OK, prove this is a violation of the Constitution.
Never say never. Someday, perhaps in your lifetime, perhaps in a hundred years, somebody may discover something worth mining there.
Perhaps, but definitely not in our lifetimes. I have nothing against Pluto, I just find it ridiculous that there are thousands of other objects just as notable as Pluto floating around the solar system that don’t have the same celebrity status. Why is that? Because of some irrational human tendency to glorify the already popular. Even if it’s a tiny ball of frozen nitrogen billions of miles away. Is that how science works?

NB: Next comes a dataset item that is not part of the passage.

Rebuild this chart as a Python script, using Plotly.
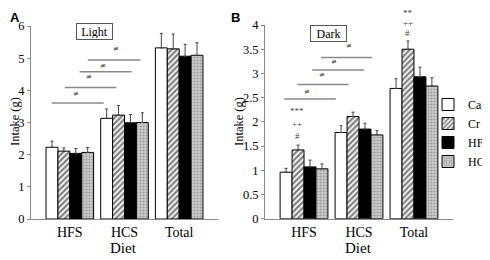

-There is no Article 1, Section 8 right conferred to the govt to engage in transportation or exploration
-Technically, NASA grew out of the National Advisory Committee for Aeronautics (NACA), which was established as an emergency measure during World War I to promote industry, academic, and government coordination on war-related projects. I guess that's Constitutional.
- NASA's remit wasn't tied to military endeavors, thus breaking whatever Constitutional linkage to NACA that NASA may have had. Thanks for listening.
I thank God daily that people like you have no traction in our governance.